__AVAILABLE DATA__:
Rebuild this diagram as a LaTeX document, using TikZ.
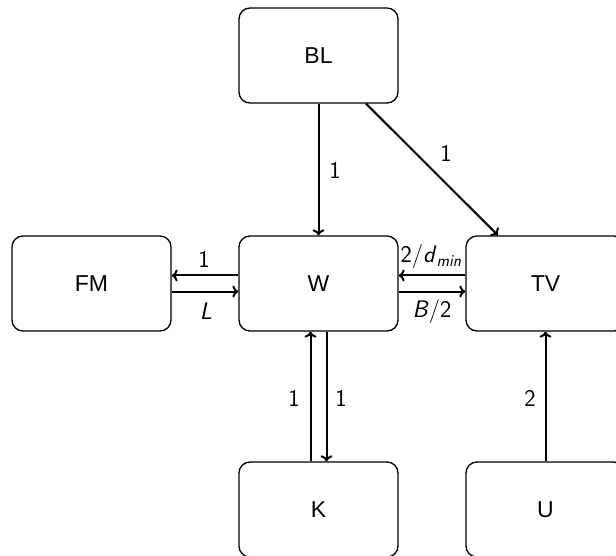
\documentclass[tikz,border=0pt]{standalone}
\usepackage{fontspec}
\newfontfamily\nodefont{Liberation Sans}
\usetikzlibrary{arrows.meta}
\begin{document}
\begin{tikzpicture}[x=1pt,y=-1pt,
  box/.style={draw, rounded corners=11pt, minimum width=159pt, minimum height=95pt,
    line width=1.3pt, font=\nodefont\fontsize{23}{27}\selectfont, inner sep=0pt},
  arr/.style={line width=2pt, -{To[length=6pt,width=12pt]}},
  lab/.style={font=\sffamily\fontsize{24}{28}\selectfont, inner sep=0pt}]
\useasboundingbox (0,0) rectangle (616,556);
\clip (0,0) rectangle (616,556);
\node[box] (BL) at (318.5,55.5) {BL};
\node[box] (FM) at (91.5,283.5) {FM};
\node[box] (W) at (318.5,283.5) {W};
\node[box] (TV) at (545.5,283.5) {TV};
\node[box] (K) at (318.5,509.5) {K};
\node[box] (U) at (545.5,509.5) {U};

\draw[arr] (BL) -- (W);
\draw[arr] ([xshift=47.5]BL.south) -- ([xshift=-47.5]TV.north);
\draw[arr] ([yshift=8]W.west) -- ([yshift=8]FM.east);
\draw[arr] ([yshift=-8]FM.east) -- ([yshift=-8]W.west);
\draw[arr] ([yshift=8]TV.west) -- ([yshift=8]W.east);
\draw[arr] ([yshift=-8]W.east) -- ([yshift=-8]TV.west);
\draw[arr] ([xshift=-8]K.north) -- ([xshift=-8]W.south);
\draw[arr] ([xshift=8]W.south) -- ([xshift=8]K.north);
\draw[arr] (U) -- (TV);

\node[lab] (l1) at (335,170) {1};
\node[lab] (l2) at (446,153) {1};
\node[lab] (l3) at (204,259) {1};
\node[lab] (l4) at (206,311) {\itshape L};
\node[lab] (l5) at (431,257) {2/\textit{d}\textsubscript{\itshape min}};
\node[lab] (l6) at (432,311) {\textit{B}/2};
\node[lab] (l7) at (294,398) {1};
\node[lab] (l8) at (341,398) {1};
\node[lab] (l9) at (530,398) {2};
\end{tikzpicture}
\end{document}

__WRITTEN TASK__: Up to and including the line with "(U) at (545.5,509.5)", copy the data above from its first line. Skip pictures.

__OUTPUT OF THE EXERCISE__:
Rebuild this diagram as a LaTeX document, using TikZ.
\documentclass[tikz,border=0pt]{standalone}
\usepackage{fontspec}
\newfontfamily\nodefont{Liberation Sans}
\usetikzlibrary{arrows.meta}
\begin{document}
\begin{tikzpicture}[x=1pt,y=-1pt,
  box/.style={draw, rounded corners=11pt, minimum width=159pt, minimum height=95pt,
    line width=1.3pt, font=\nodefont\fontsize{23}{27}\selectfont, inner sep=0pt},
  arr/.style={line width=2pt, -{To[length=6pt,width=12pt]}},
  lab/.style={font=\sffamily\fontsize{24}{28}\selectfont, inner sep=0pt}]
\useasboundingbox (0,0) rectangle (616,556);
\clip (0,0) rectangle (616,556);
\node[box] (BL) at (318.5,55.5) {BL};
\node[box] (FM) at (91.5,283.5) {FM};
\node[box] (W) at (318.5,283.5) {W};
\node[box] (TV) at (545.5,283.5) {TV};
\node[box] (K) at (318.5,509.5) {K};
\node[box] (U) at (545.5,509.5) {U};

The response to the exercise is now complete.